The expectation of extended oil change intervals (40,000 miles to 50,000 miles or 300 hours to 500 hours) in engines with EGR systems will be challenged. Condition-based oil change intervals based on laboratory oil analysis may be shorter because of increases in oxidation contaminants and soot. Oil change intervals need to be based on the lubricant’s ability to maintain an acceptable level of alkalinity reserve (BN), oxidation stability, proper viscosity limits through dispersancy, antioxidants and wear control.
In general, BN, AN, viscosity, oxidation, nitration and sulfation will keep the same limits as for pre-EGR engines/lubricants. It is just a matter of how quickly these limits are reached. However, other warning limits will change for EGR engines (Table 5). Soot levels, for example, are expected to increase from the actual level of 3 percent to around 5 or 6 percent.
Soot concentration is important because it provides a general indication of combustion efficiency and identifies abnormal blow-by. Also, while soot load may be high and well-dispersed, in one case contaminants like water and glycol can disrupt dispersancy, leading to rapid agglomeration and deposition of soot onto machine surfaces. The analyst must take this into account when responding to water or glycol alarms in systems carrying a high soot load.
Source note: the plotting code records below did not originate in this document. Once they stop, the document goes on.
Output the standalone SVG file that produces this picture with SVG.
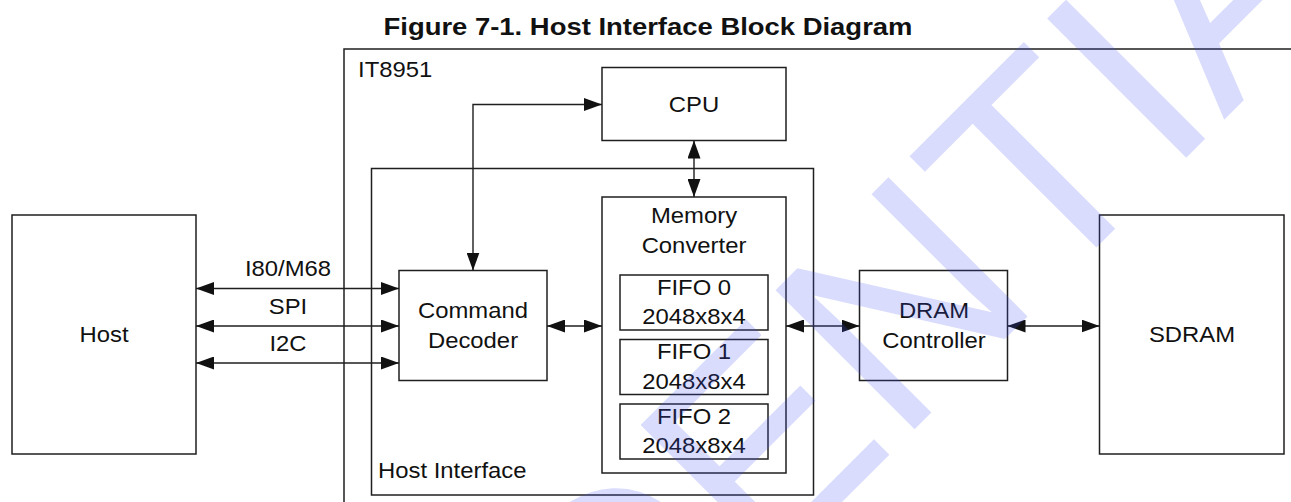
<svg xmlns="http://www.w3.org/2000/svg" width="1291" height="502" viewBox="0 0 1291 502">
<defs>
<style>
.box{fill:none;stroke:#1f1f1f;stroke-width:1.5}
.ln{fill:none;stroke:#1f1f1f;stroke-width:1.4}
.t{font-family:"Liberation Sans",Arial,sans-serif;font-size:21.3px;fill:#111}
.c{text-anchor:middle}
.title{font-family:"Liberation Sans",Arial,sans-serif;font-size:24.5px;font-weight:bold;fill:#111;text-anchor:middle}
.wm{font-family:"Liberation Sans",Arial,sans-serif;font-size:286px;fill:rgb(65,80,240);fill-opacity:0.2}
</style>
<marker id="ah" viewBox="0 0 18 13" refX="18" refY="6.5" markerWidth="18" markerHeight="13" markerUnits="userSpaceOnUse" orient="auto-start-reverse">
<path d="M0,0 L18,6.5 L0,13 z" fill="#111"/>
</marker>
</defs>
<rect width="1291" height="502" fill="#fff"/>
<text class="title" transform="translate(648 35) scale(1.12 1)">Figure 7-1. Host Interface Block Diagram</text>

<g id="it8951">
<path class="box" d="M1295,49 H344 V505"/>
<text class="t" transform="translate(358 77) scale(1.12 1)">IT8951</text>
</g>
<g id="host">
<rect class="box" x="12" y="215" width="184" height="239"/>
<text class="t c" transform="translate(104 342) scale(1.12 1)">Host</text>
</g>
<g id="cpu">
<rect class="box" x="602" y="67.5" width="184" height="73"/>
<text class="t c" transform="translate(694 111.5) scale(1.12 1)">CPU</text>
</g>
<g id="host-interface">
<rect class="box" x="371.5" y="168.5" width="442" height="326.5"/>
<text class="t" transform="translate(378 477.5) scale(1.12 1)">Host Interface</text>
</g>
<g id="command-decoder">
<rect class="box" x="399" y="270.5" width="148" height="110"/>
<text class="t c" transform="translate(473 317.5) scale(1.12 1)">Command</text>
<text class="t c" transform="translate(473 347.5) scale(1.12 1)">Decoder</text>
</g>
<g id="memory-converter">
<rect class="box" x="602" y="197" width="184" height="276"/>
<text class="t c" transform="translate(694 223) scale(1.12 1)">Memory</text>
<text class="t c" transform="translate(694 253) scale(1.12 1)">Converter</text>
</g>
<g id="fifo0">
<rect class="box" x="620" y="275" width="148" height="55"/>
<text class="t c" transform="translate(694 294.5) scale(1.12 1)">FIFO 0</text>
<text class="t c" transform="translate(694 324) scale(1.12 1)">2048x8x4</text>
</g>
<g id="fifo1">
<rect class="box" x="620" y="339.5" width="148" height="55"/>
<text class="t c" transform="translate(694 359) scale(1.12 1)">FIFO 1</text>
<text class="t c" transform="translate(694 388.5) scale(1.12 1)">2048x8x4</text>
</g>
<g id="fifo2">
<rect class="box" x="620" y="404" width="148" height="55"/>
<text class="t c" transform="translate(694 423.5) scale(1.12 1)">FIFO 2</text>
<text class="t c" transform="translate(694 453) scale(1.12 1)">2048x8x4</text>
</g>
<g id="dram-controller">
<rect class="box" x="859.5" y="270.5" width="148" height="110"/>
<text class="t c" transform="translate(934 317.5) scale(1.12 1)">DRAM</text>
<text class="t c" transform="translate(934 347.5) scale(1.12 1)">Controller</text>
</g>
<g id="sdram">
<rect class="box" x="1099.5" y="215" width="184.5" height="239"/>
<text class="t c" transform="translate(1192 342) scale(1.12 1)">SDRAM</text>
</g>

<g id="connectors">
<path class="ln" d="M196,288.5 H399" marker-start="url(#ah)" marker-end="url(#ah)"/>
<path class="ln" d="M196,326 H399" marker-start="url(#ah)" marker-end="url(#ah)"/>
<path class="ln" d="M196,363 H399" marker-start="url(#ah)" marker-end="url(#ah)"/>
<text class="t c" transform="translate(288 276) scale(1.12 1)">I80/M68</text>
<text class="t c" transform="translate(288 314) scale(1.12 1)">SPI</text>
<text class="t c" transform="translate(288 351) scale(1.12 1)">I2C</text>
<path class="ln" d="M547,326 H602" marker-start="url(#ah)" marker-end="url(#ah)"/>
<path class="ln" d="M786,326 H859.5" marker-start="url(#ah)" marker-end="url(#ah)"/>
<path class="ln" d="M1007.5,326 H1099.5" marker-start="url(#ah)" marker-end="url(#ah)"/>
<path class="ln" d="M694,140.5 V197" marker-start="url(#ah)" marker-end="url(#ah)"/>
<path class="ln" d="M473,270.5 V104.5 H602" marker-start="url(#ah)" marker-end="url(#ah)"/>
</g>

<g id="watermark">
<text class="wm" transform="translate(-12 1356) rotate(-45)">CONFIDENTIAL</text>
</g>
</svg>
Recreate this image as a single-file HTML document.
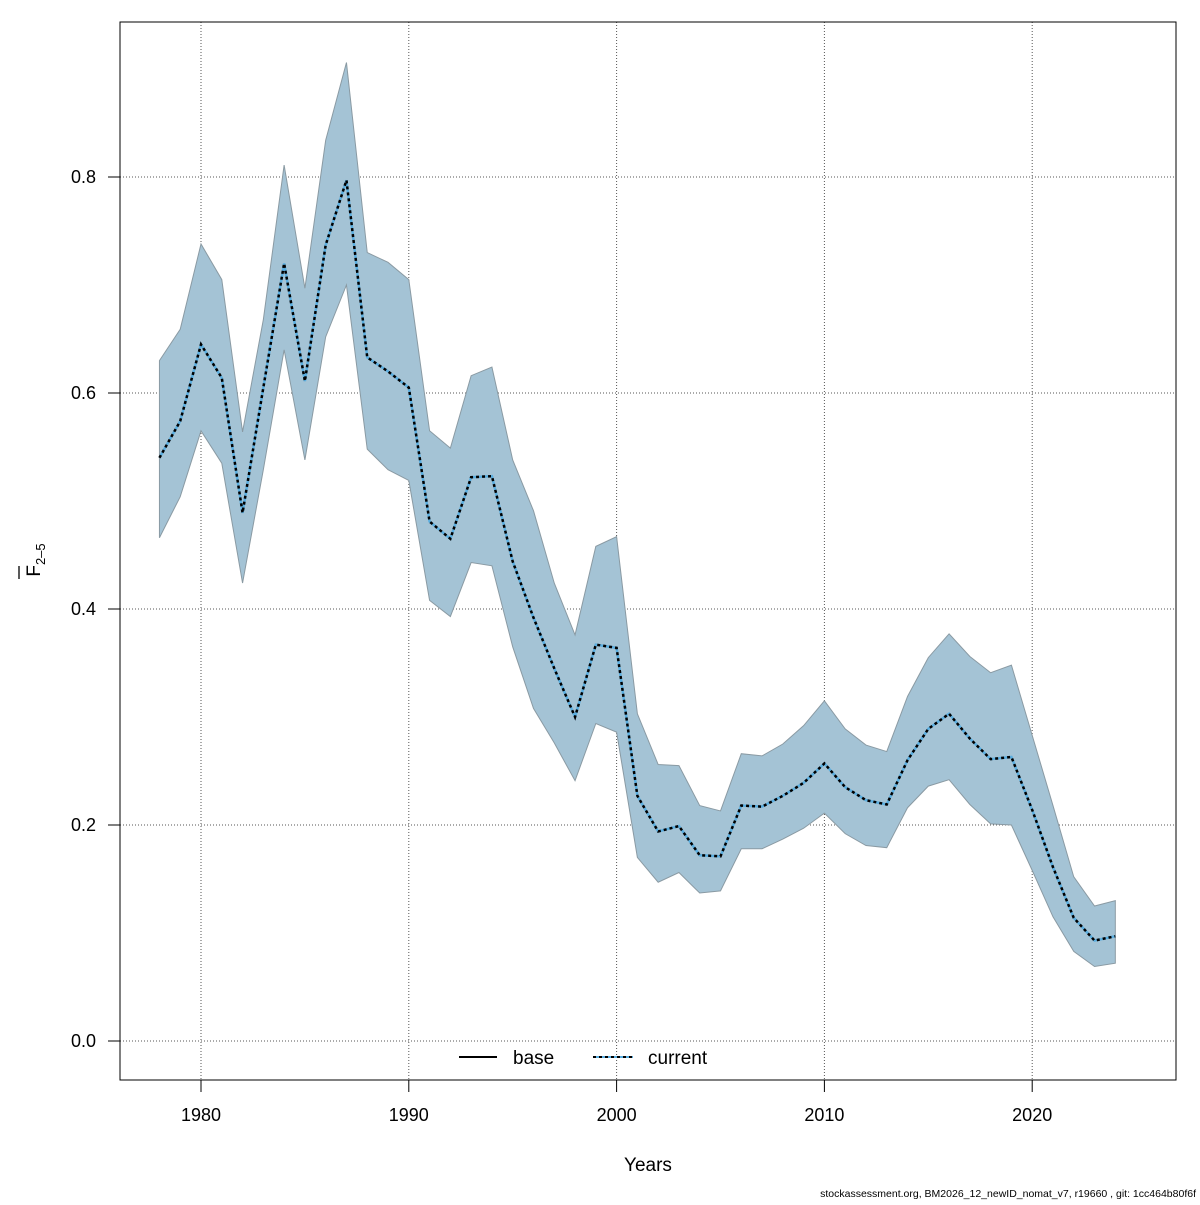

The importance of oil analysis in EGR engine maintenance programs should not be ignored. While EGR is a good thing for the environment, it presents challenges to those responsible for engine maintenance, including lubrication. However, with a carefully planned oil analysis program, transition to a new era of diesel engine design and operation should be possible without compromising equipment reliability and durability.